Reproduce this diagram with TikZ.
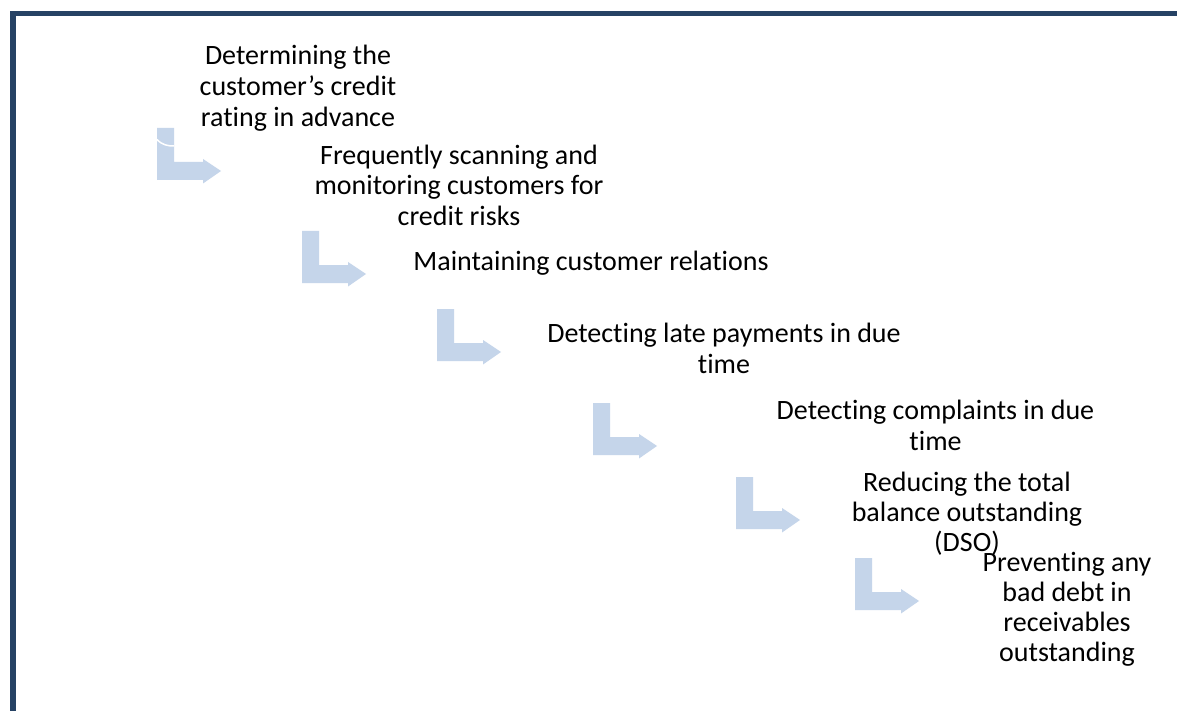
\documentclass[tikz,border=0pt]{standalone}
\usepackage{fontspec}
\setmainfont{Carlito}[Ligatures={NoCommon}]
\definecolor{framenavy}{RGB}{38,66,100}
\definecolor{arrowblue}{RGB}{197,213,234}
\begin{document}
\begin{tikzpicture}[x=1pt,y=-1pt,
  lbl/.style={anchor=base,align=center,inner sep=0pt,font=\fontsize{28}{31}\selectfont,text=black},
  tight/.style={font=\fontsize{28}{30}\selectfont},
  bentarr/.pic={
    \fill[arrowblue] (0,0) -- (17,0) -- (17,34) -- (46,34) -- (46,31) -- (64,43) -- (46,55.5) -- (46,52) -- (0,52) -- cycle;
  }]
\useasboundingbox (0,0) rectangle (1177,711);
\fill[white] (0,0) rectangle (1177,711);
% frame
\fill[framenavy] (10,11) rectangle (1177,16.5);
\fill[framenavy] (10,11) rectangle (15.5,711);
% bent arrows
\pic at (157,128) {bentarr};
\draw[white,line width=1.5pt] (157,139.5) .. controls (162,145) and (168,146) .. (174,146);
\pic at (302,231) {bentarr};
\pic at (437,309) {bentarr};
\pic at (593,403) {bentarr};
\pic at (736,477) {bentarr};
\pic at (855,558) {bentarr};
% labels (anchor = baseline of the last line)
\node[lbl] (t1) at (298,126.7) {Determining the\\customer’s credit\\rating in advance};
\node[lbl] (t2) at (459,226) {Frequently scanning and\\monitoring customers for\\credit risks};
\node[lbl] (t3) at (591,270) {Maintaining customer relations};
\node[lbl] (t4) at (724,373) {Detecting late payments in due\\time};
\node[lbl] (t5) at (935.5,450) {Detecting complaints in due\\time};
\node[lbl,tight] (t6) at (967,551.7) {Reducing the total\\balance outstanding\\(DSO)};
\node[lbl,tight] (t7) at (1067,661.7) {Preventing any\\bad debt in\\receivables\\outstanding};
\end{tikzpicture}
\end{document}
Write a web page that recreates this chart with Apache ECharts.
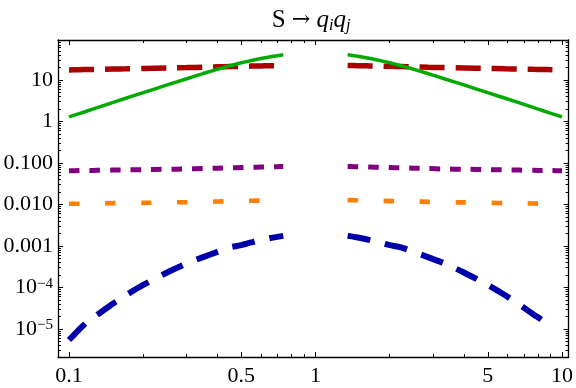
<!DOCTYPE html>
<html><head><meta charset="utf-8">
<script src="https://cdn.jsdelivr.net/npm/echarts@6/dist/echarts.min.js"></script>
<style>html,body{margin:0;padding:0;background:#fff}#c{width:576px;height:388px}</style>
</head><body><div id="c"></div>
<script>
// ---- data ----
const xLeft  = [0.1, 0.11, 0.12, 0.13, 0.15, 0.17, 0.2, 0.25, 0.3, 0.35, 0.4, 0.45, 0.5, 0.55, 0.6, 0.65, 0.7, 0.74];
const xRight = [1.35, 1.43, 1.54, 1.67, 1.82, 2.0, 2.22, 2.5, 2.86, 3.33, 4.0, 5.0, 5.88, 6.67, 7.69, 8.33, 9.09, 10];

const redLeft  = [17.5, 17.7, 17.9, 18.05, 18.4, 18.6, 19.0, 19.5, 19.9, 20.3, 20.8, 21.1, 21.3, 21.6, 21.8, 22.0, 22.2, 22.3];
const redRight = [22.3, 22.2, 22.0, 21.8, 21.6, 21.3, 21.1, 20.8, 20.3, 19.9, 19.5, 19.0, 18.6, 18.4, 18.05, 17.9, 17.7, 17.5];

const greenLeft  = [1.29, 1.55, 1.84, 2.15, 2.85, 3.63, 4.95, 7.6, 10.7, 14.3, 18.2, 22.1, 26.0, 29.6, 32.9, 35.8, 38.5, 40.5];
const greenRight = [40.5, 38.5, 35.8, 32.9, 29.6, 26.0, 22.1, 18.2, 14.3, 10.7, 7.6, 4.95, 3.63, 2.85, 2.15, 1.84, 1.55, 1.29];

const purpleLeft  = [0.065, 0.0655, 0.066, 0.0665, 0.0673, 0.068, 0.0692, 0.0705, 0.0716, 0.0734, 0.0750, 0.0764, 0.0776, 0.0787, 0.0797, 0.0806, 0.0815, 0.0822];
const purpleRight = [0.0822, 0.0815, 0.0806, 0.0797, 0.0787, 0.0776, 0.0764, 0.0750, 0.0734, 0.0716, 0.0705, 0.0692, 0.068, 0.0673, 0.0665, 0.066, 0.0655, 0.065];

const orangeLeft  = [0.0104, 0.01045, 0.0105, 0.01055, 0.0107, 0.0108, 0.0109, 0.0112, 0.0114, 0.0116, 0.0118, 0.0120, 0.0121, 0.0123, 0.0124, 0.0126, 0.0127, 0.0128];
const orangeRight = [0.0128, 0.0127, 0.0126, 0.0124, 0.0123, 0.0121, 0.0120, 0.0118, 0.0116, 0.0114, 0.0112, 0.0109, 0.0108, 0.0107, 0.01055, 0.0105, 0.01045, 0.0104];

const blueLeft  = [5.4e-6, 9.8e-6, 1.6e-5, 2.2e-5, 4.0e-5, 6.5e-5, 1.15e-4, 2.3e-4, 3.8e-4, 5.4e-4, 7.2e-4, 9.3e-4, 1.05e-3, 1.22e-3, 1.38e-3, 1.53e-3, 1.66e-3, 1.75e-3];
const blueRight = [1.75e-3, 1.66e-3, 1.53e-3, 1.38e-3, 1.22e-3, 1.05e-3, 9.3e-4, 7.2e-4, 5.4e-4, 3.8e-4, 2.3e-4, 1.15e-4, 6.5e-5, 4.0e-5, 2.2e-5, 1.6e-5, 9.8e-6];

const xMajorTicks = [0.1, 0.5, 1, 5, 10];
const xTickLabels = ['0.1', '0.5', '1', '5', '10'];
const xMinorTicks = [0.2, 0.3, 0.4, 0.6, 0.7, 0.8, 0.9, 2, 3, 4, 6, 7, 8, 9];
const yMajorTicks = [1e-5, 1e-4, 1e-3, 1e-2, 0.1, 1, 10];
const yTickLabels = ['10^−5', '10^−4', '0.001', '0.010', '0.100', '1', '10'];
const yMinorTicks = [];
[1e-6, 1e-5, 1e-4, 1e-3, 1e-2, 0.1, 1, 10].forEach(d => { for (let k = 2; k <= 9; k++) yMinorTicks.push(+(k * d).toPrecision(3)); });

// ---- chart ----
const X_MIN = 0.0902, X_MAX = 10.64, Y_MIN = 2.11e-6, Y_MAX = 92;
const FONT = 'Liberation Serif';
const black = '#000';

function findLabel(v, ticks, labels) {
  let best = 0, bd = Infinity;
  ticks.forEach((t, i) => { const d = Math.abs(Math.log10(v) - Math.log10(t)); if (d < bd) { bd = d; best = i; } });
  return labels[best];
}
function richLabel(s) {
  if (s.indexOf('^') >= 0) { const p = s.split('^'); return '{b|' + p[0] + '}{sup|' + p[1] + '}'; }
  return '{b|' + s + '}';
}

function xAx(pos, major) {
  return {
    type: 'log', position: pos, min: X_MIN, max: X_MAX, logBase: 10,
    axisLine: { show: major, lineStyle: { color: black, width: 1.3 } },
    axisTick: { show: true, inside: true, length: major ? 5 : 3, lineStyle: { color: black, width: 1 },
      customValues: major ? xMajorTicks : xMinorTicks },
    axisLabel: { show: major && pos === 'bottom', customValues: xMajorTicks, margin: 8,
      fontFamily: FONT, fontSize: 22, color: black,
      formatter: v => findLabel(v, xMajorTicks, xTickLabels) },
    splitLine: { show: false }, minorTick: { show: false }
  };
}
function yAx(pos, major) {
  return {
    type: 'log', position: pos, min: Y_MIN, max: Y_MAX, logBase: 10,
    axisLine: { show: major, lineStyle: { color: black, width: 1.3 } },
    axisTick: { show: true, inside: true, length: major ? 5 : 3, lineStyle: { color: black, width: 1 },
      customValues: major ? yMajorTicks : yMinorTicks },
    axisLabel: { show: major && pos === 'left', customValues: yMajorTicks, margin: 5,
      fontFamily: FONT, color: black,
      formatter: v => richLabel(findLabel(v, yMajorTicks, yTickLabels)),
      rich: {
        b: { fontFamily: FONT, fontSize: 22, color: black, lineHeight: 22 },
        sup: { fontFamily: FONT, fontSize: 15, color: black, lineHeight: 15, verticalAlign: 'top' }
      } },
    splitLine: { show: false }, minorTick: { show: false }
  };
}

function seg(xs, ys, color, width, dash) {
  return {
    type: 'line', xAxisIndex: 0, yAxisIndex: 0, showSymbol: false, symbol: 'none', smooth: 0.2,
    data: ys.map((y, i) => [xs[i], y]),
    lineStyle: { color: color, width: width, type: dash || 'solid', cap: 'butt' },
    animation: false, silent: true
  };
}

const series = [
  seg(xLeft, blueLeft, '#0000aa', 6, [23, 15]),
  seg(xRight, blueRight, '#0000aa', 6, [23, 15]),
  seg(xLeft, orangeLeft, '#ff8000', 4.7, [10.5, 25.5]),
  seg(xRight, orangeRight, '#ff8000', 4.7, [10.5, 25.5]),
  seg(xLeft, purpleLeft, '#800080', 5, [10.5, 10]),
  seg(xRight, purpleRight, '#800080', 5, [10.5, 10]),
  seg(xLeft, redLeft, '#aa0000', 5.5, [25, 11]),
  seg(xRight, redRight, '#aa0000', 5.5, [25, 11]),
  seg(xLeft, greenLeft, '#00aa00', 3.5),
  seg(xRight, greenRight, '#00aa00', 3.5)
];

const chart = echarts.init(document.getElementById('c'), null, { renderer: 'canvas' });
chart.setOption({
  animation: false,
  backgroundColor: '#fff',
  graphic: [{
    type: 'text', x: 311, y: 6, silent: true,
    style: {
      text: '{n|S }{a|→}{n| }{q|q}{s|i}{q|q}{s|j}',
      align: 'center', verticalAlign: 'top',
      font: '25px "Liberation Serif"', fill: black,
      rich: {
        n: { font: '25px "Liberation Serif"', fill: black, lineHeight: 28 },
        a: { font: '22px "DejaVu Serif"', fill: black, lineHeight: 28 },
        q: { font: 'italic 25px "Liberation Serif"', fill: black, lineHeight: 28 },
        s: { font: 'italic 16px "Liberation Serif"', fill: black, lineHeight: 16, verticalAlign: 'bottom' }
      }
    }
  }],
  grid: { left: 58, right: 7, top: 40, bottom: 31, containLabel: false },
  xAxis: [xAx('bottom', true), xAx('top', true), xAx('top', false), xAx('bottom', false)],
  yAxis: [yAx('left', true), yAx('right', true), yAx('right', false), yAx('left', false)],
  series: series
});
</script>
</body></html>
+ + + + +
» Problem details
Identify lines with the string "this". Copy each one.

» Written answer
Reproduce this diagram with TikZ.
Write a web page that recreates this chart with Apache ECharts.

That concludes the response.